For me a “perfect backup solution” would be cross platform (Win/Linux) where the deduplication is file level with the hash stored on the destination (or maybe a google/amazon database store of some sort). The client would support storing backups in different sub-folders and support date/time base differentials (such that yesterday’s backup would be a sub-folder with the datetime and today’s would have today’s datetime). The destination could be Google Storage Spaces or Amazon S3 or Glacier. And you could do a restore by going to the backup and grabbing the files you need. What this also infers is that there are pointers for deduplicated files so that today’s backup folder would appear to have the full backup but from a storage perspective only be taking up space for new non-duplicated files and have pointers for the rest. And to make it even MORE challenging, I’d like a process that could run every month or so that would first prune old daily backups leaving monthly backups in tact. And I’d like a way to move old monthly backups (> 1 year) to a cheaper storage solution (like Google Coldline). The latter would actually be possible via script so long as all the other requirements are met. Pruning would need to be in the app.

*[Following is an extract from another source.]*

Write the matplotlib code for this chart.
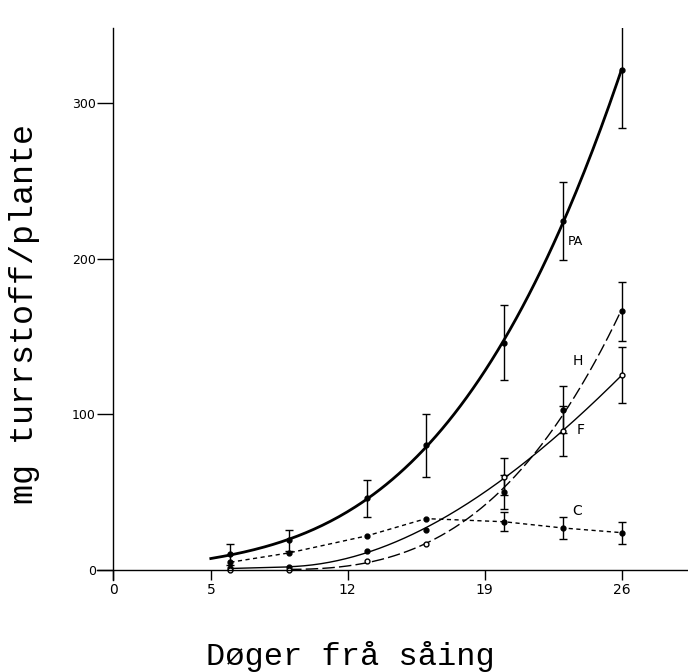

What scenario would drive me to want these features? I host websites for my clients that I do dev work for. I have multiple web and database servers and I know there is a ton of duplication (especially with all the wordpress sites). I want to be able to maintain point-in-time backups using the least amount of space (without a huge overhead) and be able to easily go restore or copy a file or directory without having to go through a client. And due to cost and reliability I want to use Google/AWS file services. I know, this is probably a pipe dream.
So if restic can’t do this, does anyone have any solutions that may? Or is there a way to use something else with restic to do what I’m looking for?